■ Your objective
Retype, please, the listing from its opening line through the line that contains "legend_labels = ['用电量', '同比增速']", both included, without the pictures.

================================

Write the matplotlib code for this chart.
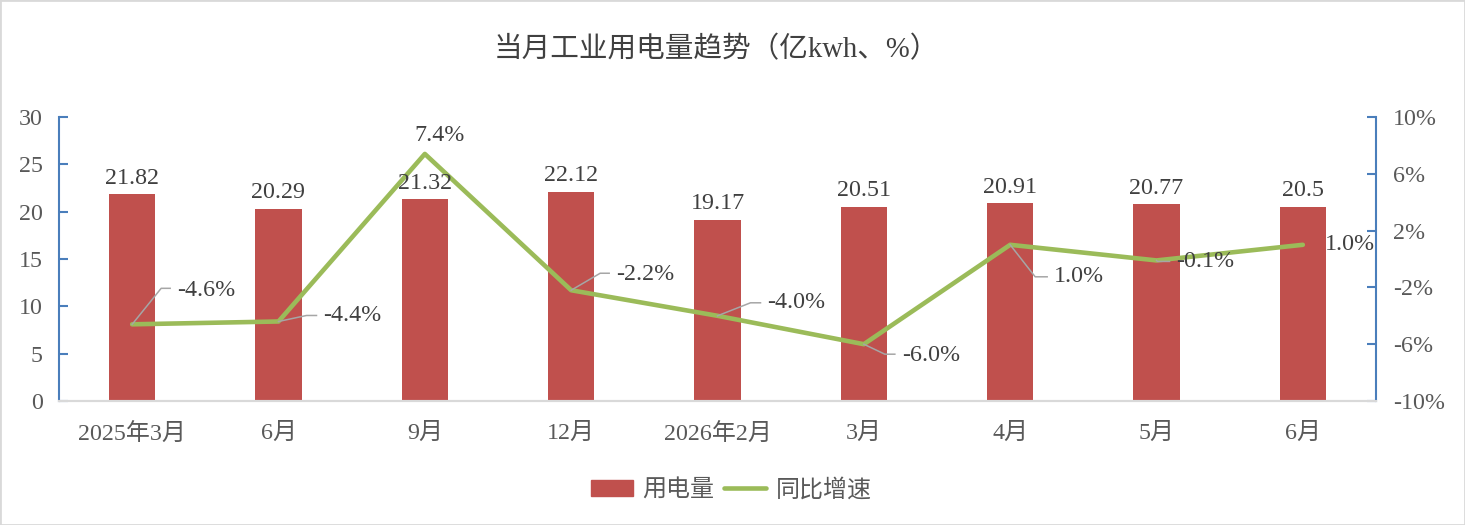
import matplotlib
matplotlib.use("Agg")
import matplotlib.pyplot as plt
import matplotlib.transforms as mtransforms
from matplotlib.lines import Line2D
from matplotlib.patches import Rectangle, Patch
import numpy as np

plt.rcParams['font.family'] = ['Liberation Serif', 'Noto Sans CJK SC', 'DejaVu Sans']

categories = ['2025年3月', '6月', '9月', '12月', '2026年2月', '3月', '4月', '5月', '6月']
usage = [21.82, 20.29, 21.32, 22.12, 19.17, 20.51, 20.91, 20.77, 20.5]
growth = [-4.6, -4.4, 7.4, -2.2, -4.0, -6.0, 1.0, -0.1, 1.0]
left_ticks = [0, 5, 10, 15, 20, 25, 30]
right_ticks = [-10, -6, -2, 2, 6, 10]
title = '当月工业用电量趋势（亿kwh、%）'
legend_labels = ['用电量', '同比增速']

# label placement (pixel offsets): (knee, end, text, ha) ; None = no leader
label_layout = [
    ((29, 36), (38, 36), (45, 34), 'left'),
    ((28, 6), (38, 6), (45, 6), 'left'),
    (None, None, (15, 18), 'center'),
    ((29, 17), (38, 17), (45, 16), 'left'),
    ((33, 13), (43, 13), (50, 13), 'left'),
    ((21, -10), (31, -10), (38, -11), 'left'),
    ((25, -32), (37, -32), (44, -32), 'left'),
    ((1, -1), (13, -1), (20, -1), 'left'),
    (None, None, (22, 0), 'left'),
]

W, H = 1465, 525
fig = plt.figure(figsize=(W / 100, H / 100), dpi=100)
fig.patch.set_facecolor('white')

ax = fig.add_axes([59 / W, 1 - 401 / H, 1317 / W, 284 / H])
ax2 = ax.twinx()

bar_color = '#C0504D'
line_color = '#9BBB59'
spine_blue = '#4A7EBB'
text_dark = '#404040'
tick_color = '#595959'
FS = 17.3

x = np.arange(len(categories))
ax.bar(x, usage, width=0.315, color=bar_color, zorder=2)
ax.set_xlim(-0.5, len(categories) - 0.5)
ax.set_ylim(0, 30)
ax.set_yticks(left_ticks)
ax.set_yticklabels([str(t) for t in left_ticks])
ax.set_xticks(x)
ax.set_xticklabels(categories)

ax2.plot(x, growth, color=line_color, lw=3.3, solid_joinstyle='round', solid_capstyle='round', zorder=3)
ax2.set_ylim(-10, 10)
ax2.set_yticks(right_ticks)
ax2.set_yticklabels([f'{t}%' for t in right_ticks])

for a in (ax, ax2):
    a.spines['top'].set_visible(False)
    a.spines['left'].set_color(spine_blue)
    a.spines['right'].set_color(spine_blue)
    a.spines['left'].set_linewidth(1.5)
    a.spines['right'].set_linewidth(1.5)
    a.spines['bottom'].set_color('#D9D9D9')
    a.spines['bottom'].set_linewidth(1.5)
ax2.spines['left'].set_visible(False)
ax.spines['right'].set_visible(False)

ax.tick_params(axis='y', direction='in', length=6.5, width=1.5, color=spine_blue,
               labelsize=FS, labelcolor=tick_color, pad=11.5)
ax2.tick_params(axis='y', direction='in', length=6.5, width=1.5, color=spine_blue,
                labelsize=FS, labelcolor=tick_color, pad=12)
ax.tick_params(axis='x', length=0, labelsize=FS, labelcolor=tick_color, pad=15.5)

# bar value labels
for xi, v in zip(x, usage):
    ax2.annotate(f'{v:g}', xy=(xi, v), xycoords=ax.transData, xytext=(0, 16),
                 textcoords='offset pixels', ha='center', va='center',
                 fontsize=FS, color=text_dark, zorder=5)

# growth labels with leader lines
for xi, g, (knee, end, toff, ha) in zip(x, growth, label_layout):
    ax2.annotate(f'{g:.1f}%', xy=(xi, g), xytext=toff, textcoords='offset pixels',
                 ha=ha, va='center', fontsize=FS, color=text_dark, zorder=5)
    if knee is not None:
        tr = mtransforms.IdentityTransform() + mtransforms.ScaledTranslation(xi, g, ax2.transData)
        ln = Line2D([0, knee[0], end[0]], [0, knee[1], end[1]], transform=tr,
                    color='#A6A6A6', lw=1.1, zorder=4)
        fig.add_artist(ln)

fig.text(716 / W, 1 - 50 / H, title, ha='center', va='center', fontsize=20.6, color=text_dark)

handles = [Patch(facecolor=bar_color, edgecolor=bar_color),
           Line2D([0], [0], color=line_color, lw=3.3, solid_capstyle='round')]
fig.legend(handles, legend_labels, loc='center', bbox_to_anchor=(731 / W, 1 - 490 / H),
           ncol=2, frameon=False, fontsize=FS, handlelength=1.75, handleheight=0.7,
           handletextpad=0.4, columnspacing=0.4, labelcolor=tick_color)

fig.patches.append(Rectangle((0, 0), 1, 1, transform=fig.transFigure, fill=False,
                             edgecolor='#D9D9D9', lw=2))

fig.savefig('out.png', dpi=100, facecolor='white')
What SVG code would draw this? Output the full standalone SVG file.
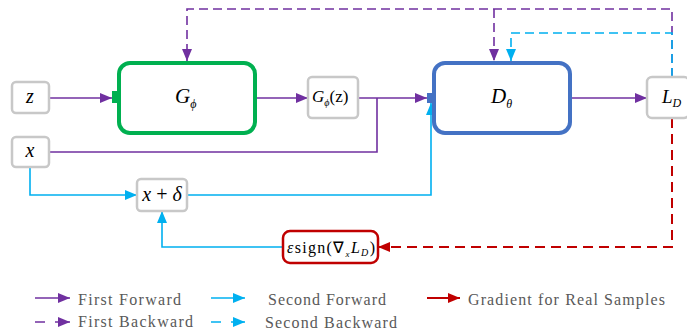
<svg xmlns="http://www.w3.org/2000/svg" width="687" height="331" viewBox="0 0 687 331">
<style>
.gbox{fill:#fff;stroke:#c8c8c8;stroke-width:2.5}
.pu{stroke:#7030a0;stroke-width:1.6;fill:none}
.bl{stroke:#00b0f0;stroke-width:1.6;fill:none}
.rd{stroke:#c00000;stroke-width:2;fill:none}
.dp{stroke-dasharray:9 5}
.dr{stroke-dasharray:10 6}
.m{fill:#000;font-family:'Liberation Serif','Times New Roman',serif}
.i{font-style:italic}
.lg{fill:#595959;font-size:16px;font-family:'Liberation Serif','Times New Roman',serif}
</style>
<defs>
<marker id="ap" markerUnits="userSpaceOnUse" markerWidth="12" markerHeight="10" refX="12" refY="5" orient="auto"><path d="M0,0 L12,5 L0,10 Z" fill="#7030a0"/></marker>
<marker id="ab" markerUnits="userSpaceOnUse" markerWidth="12" markerHeight="10" refX="12" refY="5" orient="auto"><path d="M0,0 L12,5 L0,10 Z" fill="#00b0f0"/></marker>
<marker id="ar" markerUnits="userSpaceOnUse" markerWidth="12" markerHeight="10" refX="12" refY="5" orient="auto"><path d="M0,0 L12,5 L0,10 Z" fill="#c00000"/></marker>
</defs>
<rect width="687" height="331" fill="#fff"/>

<g id="connectors">
<path class="pu" d="M49,98 H112" marker-end="url(#ap)"/>
<path class="pu" d="M256,98 H308" marker-end="url(#ap)"/>
<path class="pu" d="M358,98 H427" marker-end="url(#ap)"/>
<path class="pu" d="M49,152 H377 V98"/>
<path class="pu" d="M571,98 H647" marker-end="url(#ap)"/>
<path class="pu dp" d="M672,77 V9 H187 V61" marker-end="url(#ap)"/>
<path class="pu dp" d="M494,9 V61" marker-end="url(#ap)"/>
<path class="bl dp" d="M672,77 V33 H511 V61" marker-end="url(#ab)"/>
<path class="bl" d="M30,167 V195 H137" marker-end="url(#ab)"/>
<path class="bl" d="M187,195 H431 V103" marker-end="url(#ab)"/>
<path class="bl" d="M282,247 H162 V211" marker-end="url(#ab)"/>
<path class="rd dr" d="M672,118 V247 H378" marker-end="url(#ar)"/>
</g>

<g id="node-z">
<rect class="gbox" x="12" y="82" width="37" height="31" rx="4"/>
<text class="m i" x="30" y="103" font-size="20" text-anchor="middle">z</text>
</g>
<g id="node-x">
<rect class="gbox" x="12" y="137" width="37" height="30" rx="4"/>
<text class="m i" x="30" y="157" font-size="20" text-anchor="middle">x</text>
</g>
<g id="node-G">
<rect x="112" y="91" width="6" height="12" fill="#00b050"/>
<rect x="119" y="63" width="136" height="70" rx="11" fill="#fff" stroke="#00b050" stroke-width="4"/>
<text class="m i" x="175" y="103" font-size="21">G<tspan font-size="12" dy="5">ϕ</tspan></text>
</g>
<g id="node-Gz">
<rect class="gbox" x="308" y="77" width="50" height="41" rx="4"/>
<text class="m" x="312" y="102" font-size="17"><tspan class="i">G</tspan><tspan font-size="10" dy="4" class="i">ϕ</tspan><tspan dy="-4">(z)</tspan></text>
</g>
<g id="node-D">
<rect x="427" y="93" width="6" height="10" fill="#4472c4"/>
<rect x="434" y="63" width="136" height="70" rx="11" fill="#fff" stroke="#4472c4" stroke-width="4"/>
<text class="m i" x="491" y="103" font-size="21">D<tspan font-size="12" dy="5">θ</tspan></text>
</g>
<g id="node-LD">
<rect class="gbox" x="647" y="77" width="42" height="41" rx="5"/>
<text class="m i" x="662" y="103" font-size="19">L<tspan font-size="12" dy="4">D</tspan></text>
</g>
<g id="node-xd">
<rect class="gbox" x="137" y="179" width="50" height="32" rx="4"/>
<text class="m" x="162" y="201" font-size="20" text-anchor="middle"><tspan class="i">x</tspan> + <tspan class="i">δ</tspan></text>
</g>
<g id="node-sign">
<rect x="283" y="231" width="95" height="32" rx="7" fill="#fff" stroke="#c00000" stroke-width="2.5"/>
<text class="m" x="287" y="253" font-size="16" textLength="88"><tspan class="i">ε</tspan>sign(∇<tspan class="i" font-size="9" dy="4">x</tspan><tspan class="i" dy="-4">L</tspan><tspan class="i" font-size="10" dy="3">D</tspan><tspan dy="-3">)</tspan></text>
</g>

<g id="legend">
<path class="pu" d="M35,298 H70" marker-end="url(#ap)"/>
<text class="lg" x="78" y="305" textLength="103">First Forward</text>
<path class="pu" d="M35,322 H45 M55,322 H70" marker-end="url(#ap)"/>
<text class="lg" x="78" y="327" textLength="115">First Backward</text>
<path class="bl" d="M211,298 H245" marker-end="url(#ab)"/>
<text class="lg" x="268" y="305" textLength="118">Second Forward</text>
<path class="bl" d="M211,322 H221 M231,322 H245" marker-end="url(#ab)"/>
<text class="lg" x="265" y="328" textLength="132">Second Backward</text>
<path class="rd" d="M427,298 H460" marker-end="url(#ar)"/>
<text class="lg" x="468" y="305" textLength="197">Gradient for Real Samples</text>
</g>
</svg>
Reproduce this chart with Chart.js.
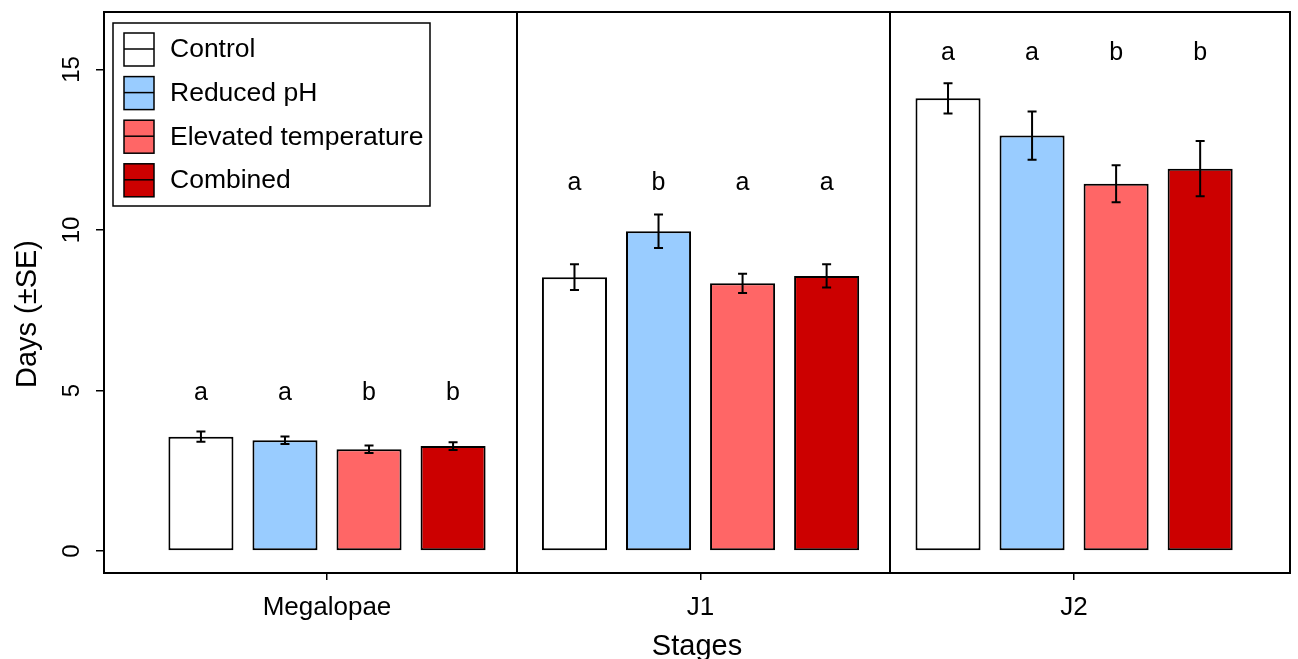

================================

■ Correct result
Write the matplotlib code for this chart.
import matplotlib
matplotlib.use("Agg")
import matplotlib.pyplot as plt
import matplotlib.transforms as mtransforms
from matplotlib.lines import Line2D
from matplotlib.patches import Rectangle, Patch
import numpy as np

plt.rcParams['font.family'] = ['Liberation Serif', 'Noto Sans CJK SC', 'DejaVu Sans']

categories = ['2025年3月', '6月', '9月', '12月', '2026年2月', '3月', '4月', '5月', '6月']
usage = [21.82, 20.29, 21.32, 22.12, 19.17, 20.51, 20.91, 20.77, 20.5]
growth = [-4.6, -4.4, 7.4, -2.2, -4.0, -6.0, 1.0, -0.1, 1.0]
left_ticks = [0, 5, 10, 15, 20, 25, 30]
right_ticks = [-10, -6, -2, 2, 6, 10]
title = '当月工业用电量趋势（亿kwh、%）'
legend_labels = ['用电量', '同比增速']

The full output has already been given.